§ **Exercise instructions**
Quote the data below in full, minus the images.

§ **Recorded information**
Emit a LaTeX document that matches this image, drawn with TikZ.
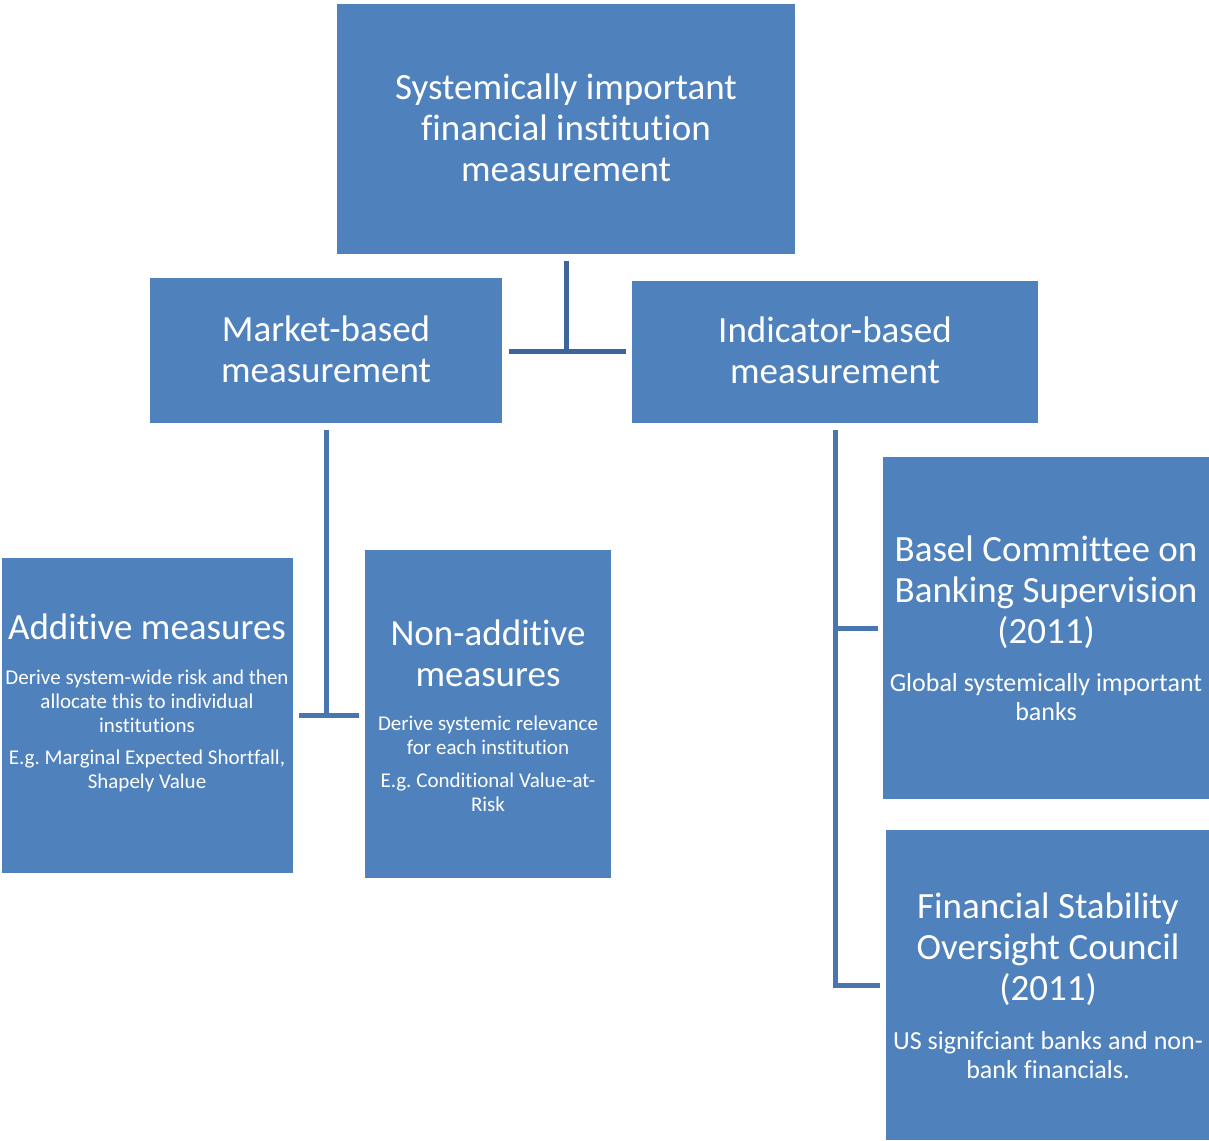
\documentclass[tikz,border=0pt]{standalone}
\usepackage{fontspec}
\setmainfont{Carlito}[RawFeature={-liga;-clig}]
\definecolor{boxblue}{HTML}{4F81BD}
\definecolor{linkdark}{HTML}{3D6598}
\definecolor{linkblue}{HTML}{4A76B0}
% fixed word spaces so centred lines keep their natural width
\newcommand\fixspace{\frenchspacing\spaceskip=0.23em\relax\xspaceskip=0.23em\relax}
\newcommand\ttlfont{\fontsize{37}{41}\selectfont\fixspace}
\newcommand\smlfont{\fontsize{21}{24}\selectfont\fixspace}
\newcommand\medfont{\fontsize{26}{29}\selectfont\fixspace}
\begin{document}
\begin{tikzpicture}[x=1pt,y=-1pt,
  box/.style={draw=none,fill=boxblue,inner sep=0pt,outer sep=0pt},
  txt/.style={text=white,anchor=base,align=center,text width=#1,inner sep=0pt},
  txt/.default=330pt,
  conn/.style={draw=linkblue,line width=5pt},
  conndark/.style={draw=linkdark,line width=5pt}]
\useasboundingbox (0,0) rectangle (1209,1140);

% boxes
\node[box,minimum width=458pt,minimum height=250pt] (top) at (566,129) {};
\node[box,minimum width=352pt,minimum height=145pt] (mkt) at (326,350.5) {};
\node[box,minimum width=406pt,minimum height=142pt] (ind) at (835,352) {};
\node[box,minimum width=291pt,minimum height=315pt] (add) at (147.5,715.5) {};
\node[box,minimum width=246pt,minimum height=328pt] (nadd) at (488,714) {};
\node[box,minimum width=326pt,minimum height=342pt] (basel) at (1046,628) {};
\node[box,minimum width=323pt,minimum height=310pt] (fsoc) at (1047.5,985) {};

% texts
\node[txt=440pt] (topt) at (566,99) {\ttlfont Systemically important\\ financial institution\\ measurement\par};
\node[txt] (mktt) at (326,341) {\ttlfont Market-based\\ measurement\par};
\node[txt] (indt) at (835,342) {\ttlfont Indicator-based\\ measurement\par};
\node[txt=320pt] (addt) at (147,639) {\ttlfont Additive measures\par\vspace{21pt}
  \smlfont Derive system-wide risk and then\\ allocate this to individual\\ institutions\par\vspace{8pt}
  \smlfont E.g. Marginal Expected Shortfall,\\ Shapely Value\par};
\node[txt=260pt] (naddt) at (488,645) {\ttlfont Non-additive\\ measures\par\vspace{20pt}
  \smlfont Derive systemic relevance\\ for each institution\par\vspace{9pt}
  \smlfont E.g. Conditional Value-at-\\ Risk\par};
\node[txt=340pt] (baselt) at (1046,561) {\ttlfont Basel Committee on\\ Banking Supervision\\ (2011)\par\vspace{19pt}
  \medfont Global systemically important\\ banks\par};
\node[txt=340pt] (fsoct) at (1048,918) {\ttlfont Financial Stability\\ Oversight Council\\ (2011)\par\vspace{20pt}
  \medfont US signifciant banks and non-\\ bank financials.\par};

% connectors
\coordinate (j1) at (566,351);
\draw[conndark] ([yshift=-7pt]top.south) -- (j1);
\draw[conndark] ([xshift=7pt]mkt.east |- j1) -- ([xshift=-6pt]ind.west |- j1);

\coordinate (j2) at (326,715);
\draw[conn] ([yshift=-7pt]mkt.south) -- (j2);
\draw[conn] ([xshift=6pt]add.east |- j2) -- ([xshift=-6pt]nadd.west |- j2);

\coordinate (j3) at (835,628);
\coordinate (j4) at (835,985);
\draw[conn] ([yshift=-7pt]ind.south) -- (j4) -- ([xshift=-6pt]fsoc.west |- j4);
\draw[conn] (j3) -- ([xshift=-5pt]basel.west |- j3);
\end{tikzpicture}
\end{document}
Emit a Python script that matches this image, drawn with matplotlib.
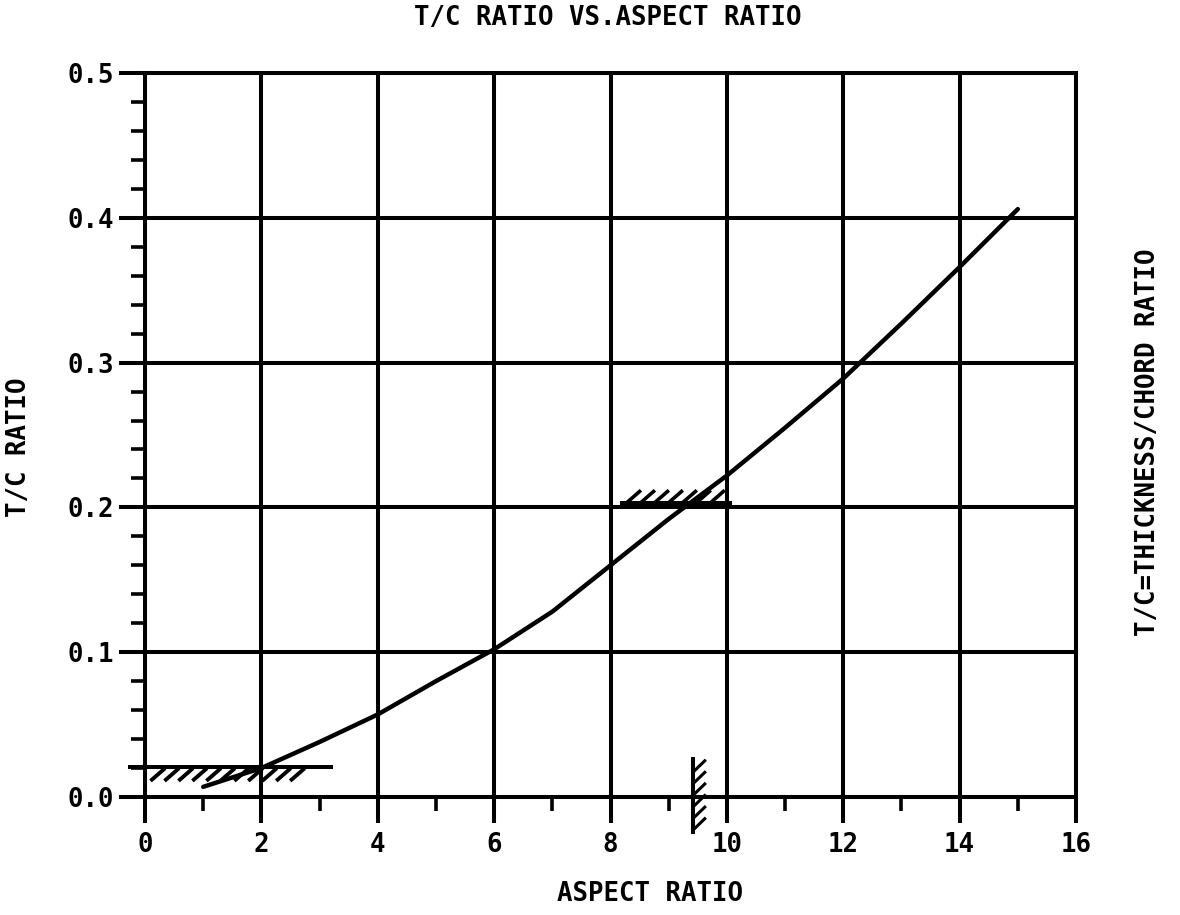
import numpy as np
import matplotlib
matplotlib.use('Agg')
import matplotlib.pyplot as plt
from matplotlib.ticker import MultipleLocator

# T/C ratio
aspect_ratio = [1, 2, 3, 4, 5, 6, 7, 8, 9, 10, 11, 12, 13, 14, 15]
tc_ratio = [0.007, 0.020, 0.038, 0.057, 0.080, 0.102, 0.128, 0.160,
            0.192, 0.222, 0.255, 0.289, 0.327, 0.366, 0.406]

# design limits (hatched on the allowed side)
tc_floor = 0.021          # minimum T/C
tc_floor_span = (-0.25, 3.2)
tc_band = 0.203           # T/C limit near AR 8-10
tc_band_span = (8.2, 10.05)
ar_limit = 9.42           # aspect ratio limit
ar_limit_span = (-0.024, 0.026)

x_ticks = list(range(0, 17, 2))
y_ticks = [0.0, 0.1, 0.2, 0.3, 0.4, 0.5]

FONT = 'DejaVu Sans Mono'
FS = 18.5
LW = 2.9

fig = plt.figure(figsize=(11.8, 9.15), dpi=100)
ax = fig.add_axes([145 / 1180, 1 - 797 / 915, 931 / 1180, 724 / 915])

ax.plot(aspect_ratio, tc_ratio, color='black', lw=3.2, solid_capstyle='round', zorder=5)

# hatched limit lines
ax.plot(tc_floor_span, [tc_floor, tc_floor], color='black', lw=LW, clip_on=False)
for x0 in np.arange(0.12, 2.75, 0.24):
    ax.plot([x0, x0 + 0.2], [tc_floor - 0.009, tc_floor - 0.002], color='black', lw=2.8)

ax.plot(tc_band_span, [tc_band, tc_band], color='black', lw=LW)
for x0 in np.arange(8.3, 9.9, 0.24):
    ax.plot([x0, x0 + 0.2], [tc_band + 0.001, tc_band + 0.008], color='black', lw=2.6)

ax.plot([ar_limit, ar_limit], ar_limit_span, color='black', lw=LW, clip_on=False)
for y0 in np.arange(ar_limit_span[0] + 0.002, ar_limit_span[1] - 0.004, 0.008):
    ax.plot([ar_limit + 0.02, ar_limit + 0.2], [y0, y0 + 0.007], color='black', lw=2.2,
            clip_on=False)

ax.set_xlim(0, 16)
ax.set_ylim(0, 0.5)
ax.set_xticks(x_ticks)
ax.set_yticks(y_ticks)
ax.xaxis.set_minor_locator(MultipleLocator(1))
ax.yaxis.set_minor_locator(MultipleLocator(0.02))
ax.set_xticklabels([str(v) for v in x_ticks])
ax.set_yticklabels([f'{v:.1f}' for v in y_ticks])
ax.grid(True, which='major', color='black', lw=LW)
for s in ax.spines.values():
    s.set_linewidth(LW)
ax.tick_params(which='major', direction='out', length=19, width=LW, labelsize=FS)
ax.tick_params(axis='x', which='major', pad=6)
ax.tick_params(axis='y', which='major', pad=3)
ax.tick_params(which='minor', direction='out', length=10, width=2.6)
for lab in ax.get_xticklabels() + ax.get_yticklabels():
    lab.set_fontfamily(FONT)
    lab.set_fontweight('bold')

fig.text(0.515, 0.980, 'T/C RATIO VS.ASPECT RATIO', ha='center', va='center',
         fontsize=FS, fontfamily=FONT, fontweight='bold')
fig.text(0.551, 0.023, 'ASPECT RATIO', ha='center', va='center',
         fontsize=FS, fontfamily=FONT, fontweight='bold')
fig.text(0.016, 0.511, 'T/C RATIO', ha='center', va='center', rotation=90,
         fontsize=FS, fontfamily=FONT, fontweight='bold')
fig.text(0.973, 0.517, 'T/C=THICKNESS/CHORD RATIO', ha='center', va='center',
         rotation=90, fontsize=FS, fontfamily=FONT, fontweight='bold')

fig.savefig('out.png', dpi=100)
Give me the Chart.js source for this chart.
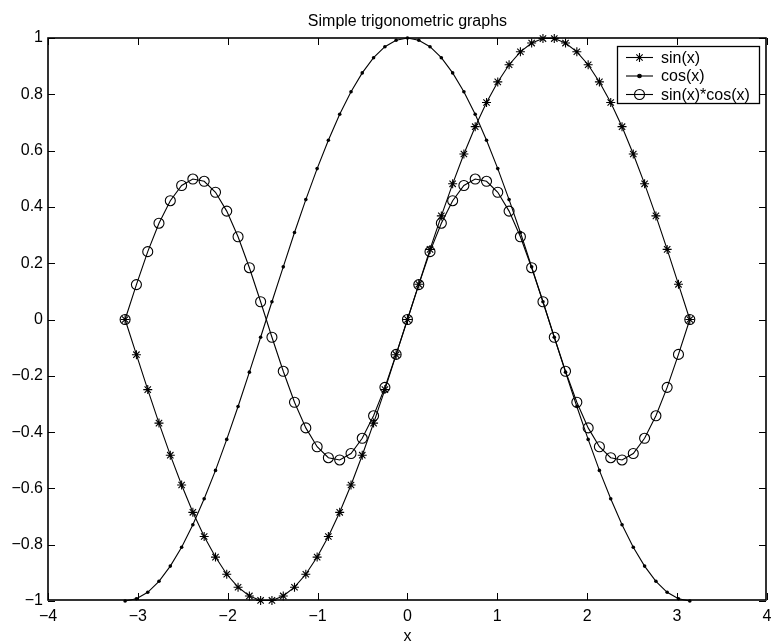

§ **Finished task**
Emit a LaTeX document that matches this image, drawn with TikZ.
\documentclass[tikz,border=0pt]{standalone}
\usepackage{fontspec}
\setmainfont{Carlito}[RawFeature={-liga;-clig}]
\definecolor{boxblue}{HTML}{4F81BD}
\definecolor{linkdark}{HTML}{3D6598}
\definecolor{linkblue}{HTML}{4A76B0}
% fixed word spaces so centred lines keep their natural width
\newcommand\fixspace{\frenchspacing\spaceskip=0.23em\relax\xspaceskip=0.23em\relax}
\newcommand\ttlfont{\fontsize{37}{41}\selectfont\fixspace}
\newcommand\smlfont{\fontsize{21}{24}\selectfont\fixspace}
\newcommand\medfont{\fontsize{26}{29}\selectfont\fixspace}
\begin{document}
\begin{tikzpicture}[x=1pt,y=-1pt,
  box/.style={draw=none,fill=boxblue,inner sep=0pt,outer sep=0pt},
  txt/.style={text=white,anchor=base,align=center,text width=#1,inner sep=0pt},
  txt/.default=330pt,
  conn/.style={draw=linkblue,line width=5pt},
  conndark/.style={draw=linkdark,line width=5pt}]
\useasboundingbox (0,0) rectangle (1209,1140);

% boxes
\node[box,minimum width=458pt,minimum height=250pt] (top) at (566,129) {};
\node[box,minimum width=352pt,minimum height=145pt] (mkt) at (326,350.5) {};
\node[box,minimum width=406pt,minimum height=142pt] (ind) at (835,352) {};
\node[box,minimum width=291pt,minimum height=315pt] (add) at (147.5,715.5) {};
\node[box,minimum width=246pt,minimum height=328pt] (nadd) at (488,714) {};
\node[box,minimum width=326pt,minimum height=342pt] (basel) at (1046,628) {};
\node[box,minimum width=323pt,minimum height=310pt] (fsoc) at (1047.5,985) {};

% texts
\node[txt=440pt] (topt) at (566,99) {\ttlfont Systemically important\\ financial institution\\ measurement\par};
\node[txt] (mktt) at (326,341) {\ttlfont Market-based\\ measurement\par};
\node[txt] (indt) at (835,342) {\ttlfont Indicator-based\\ measurement\par};
\node[txt=320pt] (addt) at (147,639) {\ttlfont Additive measures\par\vspace{21pt}
  \smlfont Derive system-wide risk and then\\ allocate this to individual\\ institutions\par\vspace{8pt}
  \smlfont E.g. Marginal Expected Shortfall,\\ Shapely Value\par};
\node[txt=260pt] (naddt) at (488,645) {\ttlfont Non-additive\\ measures\par\vspace{20pt}
  \smlfont Derive systemic relevance\\ for each institution\par\vspace{9pt}
  \smlfont E.g. Conditional Value-at-\\ Risk\par};
\node[txt=340pt] (baselt) at (1046,561) {\ttlfont Basel Committee on\\ Banking Supervision\\ (2011)\par\vspace{19pt}
  \medfont Global systemically important\\ banks\par};
\node[txt=340pt] (fsoct) at (1048,918) {\ttlfont Financial Stability\\ Oversight Council\\ (2011)\par\vspace{20pt}
  \medfont US signifciant banks and non-\\ bank financials.\par};

% connectors
\coordinate (j1) at (566,351);
\draw[conndark] ([yshift=-7pt]top.south) -- (j1);
\draw[conndark] ([xshift=7pt]mkt.east |- j1) -- ([xshift=-6pt]ind.west |- j1);

\coordinate (j2) at (326,715);
\draw[conn] ([yshift=-7pt]mkt.south) -- (j2);
\draw[conn] ([xshift=6pt]add.east |- j2) -- ([xshift=-6pt]nadd.west |- j2);

\coordinate (j3) at (835,628);
\coordinate (j4) at (835,985);
\draw[conn] ([yshift=-7pt]ind.south) -- (j4) -- ([xshift=-6pt]fsoc.west |- j4);
\draw[conn] (j3) -- ([xshift=-5pt]basel.west |- j3);
\end{tikzpicture}
\end{document}
Emit a Python script that matches this image, drawn with matplotlib.
import numpy as np
import matplotlib
matplotlib.use('Agg')
import matplotlib.pyplot as plt
from matplotlib.ticker import MultipleLocator

# T/C ratio
aspect_ratio = [1, 2, 3, 4, 5, 6, 7, 8, 9, 10, 11, 12, 13, 14, 15]
tc_ratio = [0.007, 0.020, 0.038, 0.057, 0.080, 0.102, 0.128, 0.160,
            0.192, 0.222, 0.255, 0.289, 0.327, 0.366, 0.406]

# design limits (hatched on the allowed side)
tc_floor = 0.021          # minimum T/C
tc_floor_span = (-0.25, 3.2)
tc_band = 0.203           # T/C limit near AR 8-10
tc_band_span = (8.2, 10.05)
ar_limit = 9.42           # aspect ratio limit
ar_limit_span = (-0.024, 0.026)

x_ticks = list(range(0, 17, 2))
y_ticks = [0.0, 0.1, 0.2, 0.3, 0.4, 0.5]

FONT = 'DejaVu Sans Mono'
FS = 18.5
LW = 2.9

fig = plt.figure(figsize=(11.8, 9.15), dpi=100)
ax = fig.add_axes([145 / 1180, 1 - 797 / 915, 931 / 1180, 724 / 915])

ax.plot(aspect_ratio, tc_ratio, color='black', lw=3.2, solid_capstyle='round', zorder=5)

# hatched limit lines
ax.plot(tc_floor_span, [tc_floor, tc_floor], color='black', lw=LW, clip_on=False)
for x0 in np.arange(0.12, 2.75, 0.24):
    ax.plot([x0, x0 + 0.2], [tc_floor - 0.009, tc_floor - 0.002], color='black', lw=2.8)

ax.plot(tc_band_span, [tc_band, tc_band], color='black', lw=LW)
for x0 in np.arange(8.3, 9.9, 0.24):
    ax.plot([x0, x0 + 0.2], [tc_band + 0.001, tc_band + 0.008], color='black', lw=2.6)

ax.plot([ar_limit, ar_limit], ar_limit_span, color='black', lw=LW, clip_on=False)
for y0 in np.arange(ar_limit_span[0] + 0.002, ar_limit_span[1] - 0.004, 0.008):
    ax.plot([ar_limit + 0.02, ar_limit + 0.2], [y0, y0 + 0.007], color='black', lw=2.2,
            clip_on=False)

ax.set_xlim(0, 16)
ax.set_ylim(0, 0.5)
ax.set_xticks(x_ticks)
ax.set_yticks(y_ticks)
ax.xaxis.set_minor_locator(MultipleLocator(1))
ax.yaxis.set_minor_locator(MultipleLocator(0.02))
ax.set_xticklabels([str(v) for v in x_ticks])
ax.set_yticklabels([f'{v:.1f}' for v in y_ticks])
ax.grid(True, which='major', color='black', lw=LW)
for s in ax.spines.values():
    s.set_linewidth(LW)
ax.tick_params(which='major', direction='out', length=19, width=LW, labelsize=FS)
ax.tick_params(axis='x', which='major', pad=6)
ax.tick_params(axis='y', which='major', pad=3)
ax.tick_params(which='minor', direction='out', length=10, width=2.6)
for lab in ax.get_xticklabels() + ax.get_yticklabels():
    lab.set_fontfamily(FONT)
    lab.set_fontweight('bold')

fig.text(0.515, 0.980, 'T/C RATIO VS.ASPECT RATIO', ha='center', va='center',
         fontsize=FS, fontfamily=FONT, fontweight='bold')
fig.text(0.551, 0.023, 'ASPECT RATIO', ha='center', va='center',
         fontsize=FS, fontfamily=FONT, fontweight='bold')
fig.text(0.016, 0.511, 'T/C RATIO', ha='center', va='center', rotation=90,
         fontsize=FS, fontfamily=FONT, fontweight='bold')
fig.text(0.973, 0.517, 'T/C=THICKNESS/CHORD RATIO', ha='center', va='center',
         rotation=90, fontsize=FS, fontfamily=FONT, fontweight='bold')

fig.savefig('out.png', dpi=100)
Give me the Chart.js source for this chart.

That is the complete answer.